Everything in the data should be repeated exactly, save for the images.

_DATA EXTRACT_.

——

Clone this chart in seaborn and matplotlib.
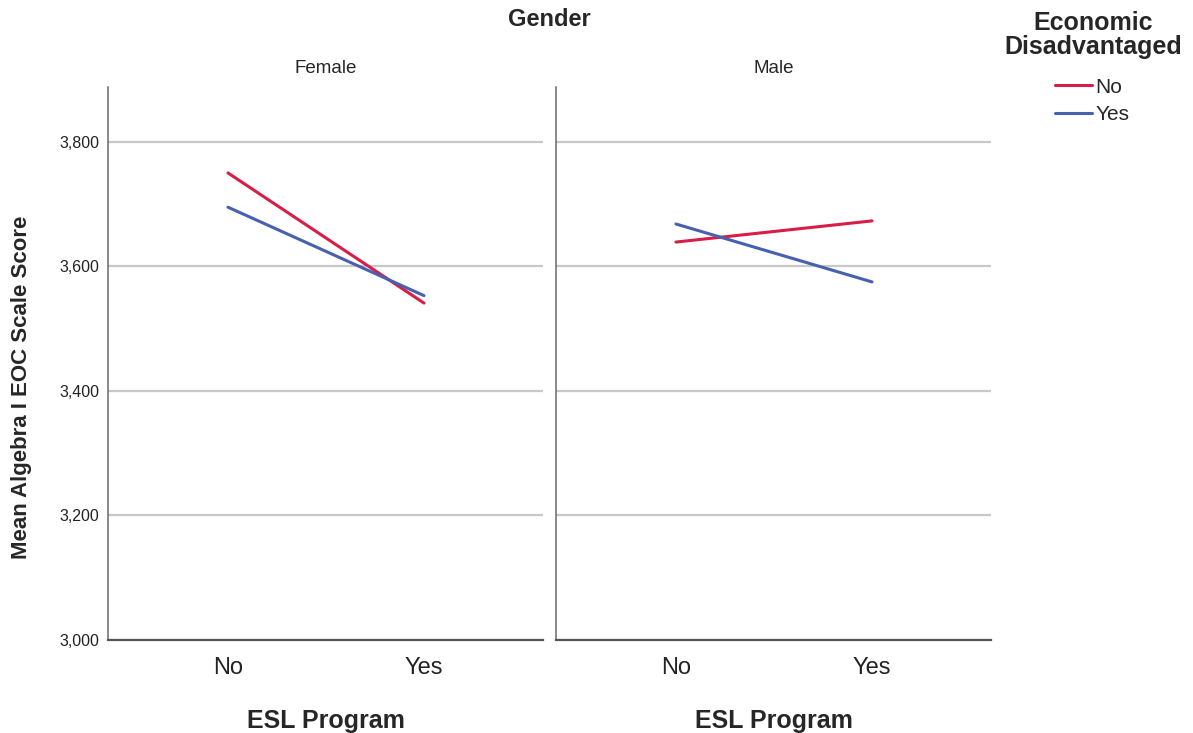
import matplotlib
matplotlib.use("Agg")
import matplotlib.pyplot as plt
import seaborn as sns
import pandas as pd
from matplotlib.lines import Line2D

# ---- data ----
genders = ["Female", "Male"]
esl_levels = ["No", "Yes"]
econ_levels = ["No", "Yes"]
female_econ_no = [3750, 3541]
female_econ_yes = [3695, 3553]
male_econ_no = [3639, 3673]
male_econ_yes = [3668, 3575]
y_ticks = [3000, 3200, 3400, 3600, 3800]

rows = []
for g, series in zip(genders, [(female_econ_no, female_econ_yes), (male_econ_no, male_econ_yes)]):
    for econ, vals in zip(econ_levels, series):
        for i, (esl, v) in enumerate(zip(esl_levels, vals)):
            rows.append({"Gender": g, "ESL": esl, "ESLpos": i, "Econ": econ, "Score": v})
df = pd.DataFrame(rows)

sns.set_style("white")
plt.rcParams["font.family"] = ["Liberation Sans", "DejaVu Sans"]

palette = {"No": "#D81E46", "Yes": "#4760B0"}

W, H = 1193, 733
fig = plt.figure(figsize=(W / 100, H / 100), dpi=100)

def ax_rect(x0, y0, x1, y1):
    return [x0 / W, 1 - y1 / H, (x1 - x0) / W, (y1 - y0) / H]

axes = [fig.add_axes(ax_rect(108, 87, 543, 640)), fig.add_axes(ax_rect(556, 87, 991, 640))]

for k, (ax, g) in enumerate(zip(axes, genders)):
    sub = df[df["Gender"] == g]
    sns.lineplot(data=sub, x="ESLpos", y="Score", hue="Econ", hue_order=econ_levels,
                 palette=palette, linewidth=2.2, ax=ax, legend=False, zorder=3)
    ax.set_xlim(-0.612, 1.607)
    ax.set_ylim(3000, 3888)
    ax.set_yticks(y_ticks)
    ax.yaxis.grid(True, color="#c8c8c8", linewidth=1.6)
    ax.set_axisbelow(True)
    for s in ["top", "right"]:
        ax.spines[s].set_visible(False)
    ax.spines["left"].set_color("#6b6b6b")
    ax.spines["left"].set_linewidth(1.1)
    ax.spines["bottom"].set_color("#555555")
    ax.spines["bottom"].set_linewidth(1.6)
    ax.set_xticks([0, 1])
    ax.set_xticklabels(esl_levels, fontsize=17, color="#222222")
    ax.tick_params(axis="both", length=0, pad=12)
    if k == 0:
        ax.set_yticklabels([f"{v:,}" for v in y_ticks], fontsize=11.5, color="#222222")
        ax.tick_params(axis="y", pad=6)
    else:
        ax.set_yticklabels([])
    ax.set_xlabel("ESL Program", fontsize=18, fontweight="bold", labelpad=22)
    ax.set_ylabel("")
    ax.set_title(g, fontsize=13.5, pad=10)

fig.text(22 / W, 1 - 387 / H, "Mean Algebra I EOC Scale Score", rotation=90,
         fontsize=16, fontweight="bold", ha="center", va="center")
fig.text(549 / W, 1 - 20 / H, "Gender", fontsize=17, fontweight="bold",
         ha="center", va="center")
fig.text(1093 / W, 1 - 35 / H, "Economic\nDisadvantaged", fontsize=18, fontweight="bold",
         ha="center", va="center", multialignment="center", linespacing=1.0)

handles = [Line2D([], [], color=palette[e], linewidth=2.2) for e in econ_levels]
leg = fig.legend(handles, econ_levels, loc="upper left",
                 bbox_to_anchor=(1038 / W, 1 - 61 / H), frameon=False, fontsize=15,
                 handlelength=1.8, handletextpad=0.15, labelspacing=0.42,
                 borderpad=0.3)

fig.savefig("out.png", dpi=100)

——

_FINISHED TASK_.
Clone this chart in seaborn and matplotlib.
import matplotlib
matplotlib.use("Agg")
import matplotlib.pyplot as plt
import seaborn as sns
import pandas as pd
from matplotlib.lines import Line2D

# ---- data ----
genders = ["Female", "Male"]
esl_levels = ["No", "Yes"]
econ_levels = ["No", "Yes"]
female_econ_no = [3750, 3541]
female_econ_yes = [3695, 3553]
male_econ_no = [3639, 3673]
male_econ_yes = [3668, 3575]
y_ticks = [3000, 3200, 3400, 3600, 3800]

rows = []
for g, series in zip(genders, [(female_econ_no, female_econ_yes), (male_econ_no, male_econ_yes)]):
    for econ, vals in zip(econ_levels, series):
        for i, (esl, v) in enumerate(zip(esl_levels, vals)):
            rows.append({"Gender": g, "ESL": esl, "ESLpos": i, "Econ": econ, "Score": v})
df = pd.DataFrame(rows)

sns.set_style("white")
plt.rcParams["font.family"] = ["Liberation Sans", "DejaVu Sans"]

palette = {"No": "#D81E46", "Yes": "#4760B0"}

W, H = 1193, 733
fig = plt.figure(figsize=(W / 100, H / 100), dpi=100)

def ax_rect(x0, y0, x1, y1):
    return [x0 / W, 1 - y1 / H, (x1 - x0) / W, (y1 - y0) / H]

axes = [fig.add_axes(ax_rect(108, 87, 543, 640)), fig.add_axes(ax_rect(556, 87, 991, 640))]

for k, (ax, g) in enumerate(zip(axes, genders)):
    sub = df[df["Gender"] == g]
    sns.lineplot(data=sub, x="ESLpos", y="Score", hue="Econ", hue_order=econ_levels,
                 palette=palette, linewidth=2.2, ax=ax, legend=False, zorder=3)
    ax.set_xlim(-0.612, 1.607)
    ax.set_ylim(3000, 3888)
    ax.set_yticks(y_ticks)
    ax.yaxis.grid(True, color="#c8c8c8", linewidth=1.6)
    ax.set_axisbelow(True)
    for s in ["top", "right"]:
        ax.spines[s].set_visible(False)
    ax.spines["left"].set_color("#6b6b6b")
    ax.spines["left"].set_linewidth(1.1)
    ax.spines["bottom"].set_color("#555555")
    ax.spines["bottom"].set_linewidth(1.6)
    ax.set_xticks([0, 1])
    ax.set_xticklabels(esl_levels, fontsize=17, color="#222222")
    ax.tick_params(axis="both", length=0, pad=12)
    if k == 0:
        ax.set_yticklabels([f"{v:,}" for v in y_ticks], fontsize=11.5, color="#222222")
        ax.tick_params(axis="y", pad=6)
    else:
        ax.set_yticklabels([])
    ax.set_xlabel("ESL Program", fontsize=18, fontweight="bold", labelpad=22)
    ax.set_ylabel("")
    ax.set_title(g, fontsize=13.5, pad=10)

fig.text(22 / W, 1 - 387 / H, "Mean Algebra I EOC Scale Score", rotation=90,
         fontsize=16, fontweight="bold", ha="center", va="center")
fig.text(549 / W, 1 - 20 / H, "Gender", fontsize=17, fontweight="bold",
         ha="center", va="center")
fig.text(1093 / W, 1 - 35 / H, "Economic\nDisadvantaged", fontsize=18, fontweight="bold",
         ha="center", va="center", multialignment="center", linespacing=1.0)

handles = [Line2D([], [], color=palette[e], linewidth=2.2) for e in econ_levels]
leg = fig.legend(handles, econ_levels, loc="upper left",
                 bbox_to_anchor=(1038 / W, 1 - 61 / H), frameon=False, fontsize=15,
                 handlelength=1.8, handletextpad=0.15, labelspacing=0.42,
                 borderpad=0.3)

fig.savefig("out.png", dpi=100)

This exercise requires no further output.